Happy 2013 and farewell 12! I had a year filled with learning, filled with change, and have entered 2013 with a deeper understanding of what matters most (well, to me!) in the world we live in. As I look forward to this new year I want to share the five key lessons that are defining and framing my efforts.
I have seen, and brought into my practice, the power of authentic leadership. Not the top down, need to tell you your job type leader but the one who engages, encourages, and trusts. Peter Evens-Greenwood stated that “Leadership is a role to be adopted when needed, and then passed on when the need has gone. It’s a dynamic thing, moving around the organisation, reshaping the organisation as it passes from individual to individual, team to team.” Harold Jarche refined that with his reminder of the Cluetrain Manifesto (#7) that Hyperlinks subvert hierarchy while outlining the leadership that will grow and succeed going forward. I have seen the powerful impact various types of leaders can have and I know I want to be the one that shares the vision of where we can be, how we can impact the organization, and make a difference in people’s lives by engaging, communicating, collaborating, and trusting each member of the community you interact with.
I discovered that success is created when we define the outcome first, when we start with the end in sight. success may be a positive ROI, creating positive change into the business and/or the consumer experience. Success may be identifying what Julian Stodd describes as a quantifiable difference in skills, knowledge or attitudes that can be attributed directly to our efforts. Measure what matters is an old phrase however if you don’t know what matters to the organization and the end-user (employee or consumer) then you are wasting time and money. Success is making a difference and sharing that impact with all those involved.

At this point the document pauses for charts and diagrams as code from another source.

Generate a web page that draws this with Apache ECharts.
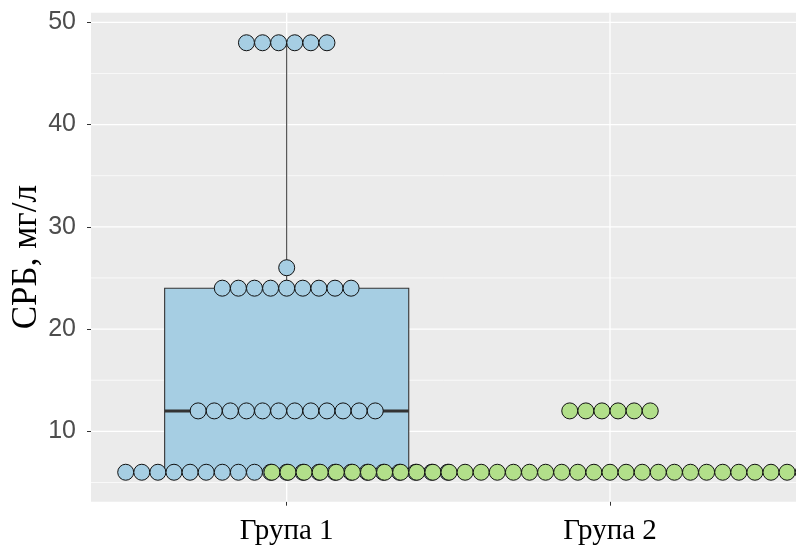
<!DOCTYPE html>
<html>
<head>
<meta charset="utf-8">
<script src="https://cdn.jsdelivr.net/npm/echarts@6/dist/echarts.min.js"></script>
<style>
html,body{margin:0;padding:0;background:#fff;}
#chart{width:796px;height:547px;}
</style>
</head>
<body>
<div id="chart"></div>
<script>
// ---- data ----
const categories = ['Група 1', 'Група 2'];
const groupPos = [1, 2];
const dotValues1 = [6, 12, 24, 26, 48];
const dotCounts1 = [21, 12, 9, 1, 6];
const dotValues2 = [6, 12];
const dotCounts2 = [43, 6];
const yMajorTicks = [10, 20, 30, 40, 50];
const yMinorTicks = [5, 15, 25, 35, 45];

// ---- styles ----
const fills = ['#A6CEE3', '#B2DF8A'];
const DOT_STEP = 16.1;
const DOT_SIZE = 16;
const BOX_WIDTH = 0.755;

function expand(values, counts) {
  const out = [];
  values.forEach((v, i) => { for (let k = 0; k < counts[i]; k++) out.push(v); });
  return out;
}
function quantile(sorted, p) {
  const h = (sorted.length - 1) * p;
  const lo = Math.floor(h), hi = Math.ceil(h);
  return sorted[lo] + (sorted[hi] - sorted[lo]) * (h - lo);
}
function boxStats(values, counts, x) {
  const s = expand(values, counts).sort((a, b) => a - b);
  const q1 = quantile(s, 0.25), med = quantile(s, 0.5), q3 = quantile(s, 0.75);
  const iqr = q3 - q1;
  const inside = s.filter(v => v >= q1 - 1.5 * iqr && v <= q3 + 1.5 * iqr);
  return [x, q1, med, q3, Math.min(...inside), Math.max(...inside)];
}
function dots(values, counts, x) {
  const out = [];
  values.forEach((v, i) => {
    const n = counts[i];
    for (let k = 0; k < n; k++) {
      out.push({ value: [x, v], symbolOffset: [(k - (n - 1) / 2) * DOT_STEP, 0] });
    }
  });
  return out;
}

const boxData = [
  boxStats(dotValues1, dotCounts1, groupPos[0]),
  boxStats(dotValues2, dotCounts2, groupPos[1])
];

// grid lines (drawn through the axes' scales)
const gridItems = [];
const gridKinds = [];
yMinorTicks.forEach(v => { gridItems.push([1, v]); gridKinds.push('hminor'); });
yMajorTicks.forEach(v => { gridItems.push([1, v]); gridKinds.push('hmajor'); });
groupPos.forEach(v => { gridItems.push([v, 10]); gridKinds.push('vmajor'); });

const chart = echarts.init(document.getElementById('chart'), null, { renderer: 'canvas' });
chart.setOption({
  animation: false,
  backgroundColor: '#ffffff',
  grid: {
    left: 91, right: 0, top: 12.7, bottom: 45.3,
    containLabel: false, outerBoundsMode: 'none',
    show: true, backgroundColor: '#EBEBEB', borderWidth: 0
  },
  xAxis: {
    type: 'value',
    min: 0.3947, max: 2.5753,
    axisLine: { show: false },
    splitLine: { show: false },
    axisTick: { show: true, customValues: groupPos, length: 4, lineStyle: { color: '#333333', width: 1 } },
    axisLabel: {
      show: true, customValues: groupPos,
      formatter: v => categories[groupPos.indexOf(v)] || '',
      fontFamily: 'Liberation Serif', fontSize: 29, color: '#000000', margin: 15
    }
  },
  yAxis: {
    type: 'value',
    min: 3.12, max: 50.94,
    name: 'СРБ, мг/л',
    nameLocation: 'middle', nameRotate: 90, nameGap: 47, nameMoveOverlap: false,
    nameTextStyle: { fontFamily: 'Liberation Serif', fontSize: 35, color: '#000000' },
    axisLine: { show: false },
    splitLine: { show: false },
    axisTick: { show: true, customValues: yMajorTicks, length: 4, lineStyle: { color: '#333333', width: 1 } },
    axisLabel: {
      show: true, customValues: yMajorTicks,
      fontFamily: 'Liberation Sans', fontSize: 25, color: '#4D4D4D', margin: 15
    }
  },
  series: [
    {
      type: 'custom', z: 1, silent: true, clip: false,
      data: gridItems,
      renderItem: function (params, api) {
        const kind = gridKinds[params.dataIndex];
        const cs = params.coordSys;
        const p = api.coord([api.value(0), api.value(1)]);
        if (kind === 'vmajor') {
          return { type: 'line', shape: { x1: p[0], y1: cs.y, x2: p[0], y2: cs.y + cs.height },
            style: { stroke: '#FFFFFF', lineWidth: 1.3 } };
        }
        return { type: 'line', shape: { x1: cs.x, y1: p[1], x2: cs.x + cs.width, y2: p[1] },
          style: { stroke: '#FFFFFF', lineWidth: kind === 'hmajor' ? 1.3 : 0.7 } };
      }
    },
    {
      type: 'custom', z: 2, silent: true,
      data: boxData,
      encode: { x: 0, y: [1, 2, 3, 4, 5] },
      renderItem: function (params, api) {
        const x = api.value(0), q1 = api.value(1), med = api.value(2), q3 = api.value(3), lo = api.value(4), hi = api.value(5);
        const h = BOX_WIDTH / 2;
        const tl = api.coord([x - h, q3]);
        const br = api.coord([x + h, q1]);
        const mL = api.coord([x - h, med]);
        const mR = api.coord([x + h, med]);
        const pHi = api.coord([x, hi]);
        const pQ3 = api.coord([x, q3]);
        const pQ1 = api.coord([x, q1]);
        const pLo = api.coord([x, lo]);
        const fill = fills[params.dataIndex];
        return {
          type: 'group',
          children: [
            { type: 'line', shape: { x1: pHi[0], y1: pHi[1], x2: pQ3[0], y2: pQ3[1] }, style: { stroke: '#333333', lineWidth: 1 } },
            { type: 'line', shape: { x1: pLo[0], y1: pLo[1], x2: pQ1[0], y2: pQ1[1] }, style: { stroke: '#333333', lineWidth: 1 } },
            { type: 'rect', shape: { x: tl[0], y: tl[1], width: br[0] - tl[0], height: br[1] - tl[1] },
              style: { fill: fill, stroke: '#333333', lineWidth: 1.1 } },
            { type: 'line', shape: { x1: mL[0], y1: mL[1], x2: mR[0], y2: mR[1] }, style: { stroke: '#333333', lineWidth: 3 } }
          ]
        };
      }
    },
    {
      type: 'scatter', z: 3, silent: true,
      symbol: 'circle', symbolSize: DOT_SIZE,
      itemStyle: { color: fills[0], borderColor: '#111111', borderWidth: 1, opacity: 1 },
      data: dots(dotValues1, dotCounts1, groupPos[0])
    },
    {
      type: 'scatter', z: 4, silent: true,
      symbol: 'circle', symbolSize: DOT_SIZE,
      itemStyle: { color: fills[1], borderColor: '#111111', borderWidth: 1, opacity: 1 },
      data: dots(dotValues2, dotCounts2, groupPos[1])
    }
  ]
});
</script>
</body>
</html>
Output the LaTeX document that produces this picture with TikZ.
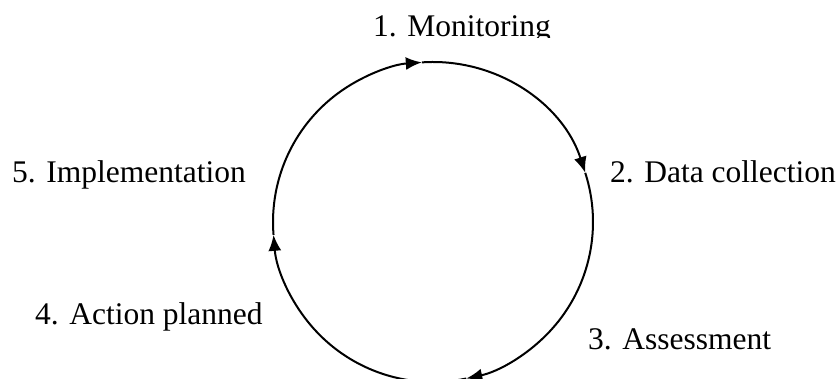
\documentclass[tikz,border=0pt]{standalone}
\usepackage{fontspec}
\setmainfont{Liberation Serif}
\usetikzlibrary{arrows.meta,calc}
\begin{document}
\begin{tikzpicture}[x=1pt,y=1pt,
  cyclearc/.style={line width=2pt,-{Latex[length=16pt,width=13pt]}},
  steplabel/.style={anchor=base west,inner sep=0pt,font=\fontsize{31.5}{38}\selectfont}]
\useasboundingbox (0,0) rectangle (839,378);
% centre of the cycle and the points where the arrow tips sit
\coordinate (c) at (433,156);
\coordinate (t1) at ($(c)+(94:160)$);
\coordinate (t2) at ($(c)+(17.9:160)$);
\coordinate (t3) at ($(c)+(-78:160)$);
\coordinate (t4) at ($(c)+(184.6:160)$);
% the cycle, drawn clockwise as four arcs
\draw[cyclearc] (t4) arc[start angle=184.6,end angle=94,radius=160];
\draw[cyclearc] (t1) arc[start angle=94,end angle=17.9,radius=160];
\draw[cyclearc] (t2) arc[start angle=17.9,end angle=-78,radius=160];
\draw[cyclearc] (t3) arc[start angle=-78,end angle=-175.4,radius=160];
% step labels
\begin{scope}
  \clip (0,340) rectangle (839,378);
  \node[steplabel] (s1) at (373,341) {1. Monitoring};
\end{scope}
\node[steplabel] (s2) at (610,195) {2. Data collection};
\node[steplabel] (s3) at (588,28) {3. Assessment};
\node[steplabel] (s4) at (35,53) {4. Action planned};
\node[steplabel] (s5) at (12,195) {5. Implementation};
\end{tikzpicture}
\end{document}
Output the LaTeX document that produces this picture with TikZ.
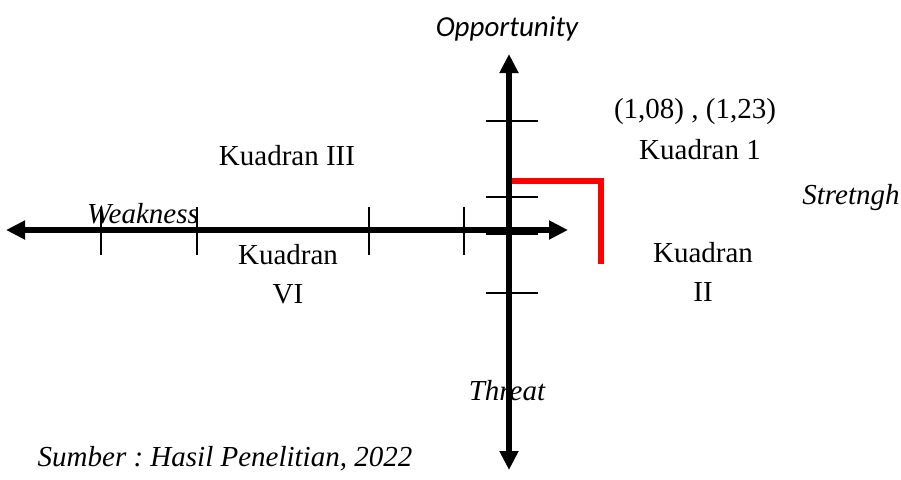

I know that analytics can measure topics, concerns, and issues long before they become a “problem” that will divert us from work that matters only if we put them in place early and listen to them often. As we bring our devices to work we are progressively more networked using more social (learning) systems to seek out answers to our questions. We, as T&D and PSS professionals, must find ways to measure the impact, the ROI, these interventions have on the business. We must maximize these communication channels to enhance and improve the overall learning experience and take every chance to engage and interact with our learning community so we can improve our systems and form smarter, more effective communities of practice and collaboration. Analytics can help us impact the business by reducing waste early, we can increase productivity, and streamline process/workflow efficiencies. The bottom line is impacted by selling more widgets but we need to highlight that not wasting time, not making a large volume of errors, and retaining our talented workforce also impacts the bottom line – and for much longer.
When I wrote that I am a content strategist my intent was to help organize T&D and highlight our future role as an organization’s info-hub, the first place to go to when their need is now. As Bob Mosher wrote “business will only be as successful as its learners’ ability to sustain, innovate and continuously improve their performance.” I am more convinced that “we” learning professionals need to become community managers leading the discussions when appropriate, participating and/or connecting with the experts when timely, and supporting the conversation at all times. Content curation can help critical thinking allowing those that need to make decisions to make them fast while being more informed about the specific topic. My mission is help people succeed and “we” can place information into context and help our community make sense of it all. Robin Good said that “curation is about making sense of a topic/issue/event /person/product etc. for a specific audience” and here is where our instructional and design skills can be maximized. I will be looking for new ways to identify and work with content generators to create ways for our learning community to “see” different ways to solve the problem.
Finally I learned that engagement is more than simply having a best friend at work – although that helps. As a follower, and as a leader, I am convinced that honest engagement is the merging of leadership (no matter the “level”) and a committment to excellence. In an earlier post I wrote that an engaged leader, using Harold Jarche’s model as seen to the left, can “see how you can change your culture, how you can transform each person to move from their potential to where their performance will shine and where they will lead”. So I am taking Robert Warwick’s recent research to heart moving forward in 2013. He identified “seven essential criteria that are important to consider in an increasingly complex world, these were:
- Go out of your way to make new connections.
- Adopt an open, enquiring mind-set, refusing to be constrained by current horizons.
- Embrace uncertainty and be positive about change – adopt an entrepreneurial attitude.
- Draw on as many different perspectives as possible; diversity is non-optional.
- Ensure leadership and decision-making are distributed throughout all levels and functions.
- Establish a compelling vision which is shared by all partners in the whole system.
- Promote the importance of values – invest as much energy into relationships and behaviors as into delivering tasks.”
These are my commitments guiding me forward and I am focused on living, learning, and succeeding in our mobile world along with the community I support. I am practicing these ideas with my publication of the Performance Learning Daily and using social media tools to enable conversations between people separated by distance and/or time. And it is the conversations that I prize as they push our expectations, enable new ways to provide solutions, and expand our chances to learn, or as Peter Evens-Greenwood stated, “it’s not learning that is the challenge, it’s our ability to unlearn that’s holding many of us back.” Collectively, with your input, guidance, insights, and discussion we can all learn, or unlearn, together and maybe enjoy a cup of coffee along the way! I hope your 2013 is awesome!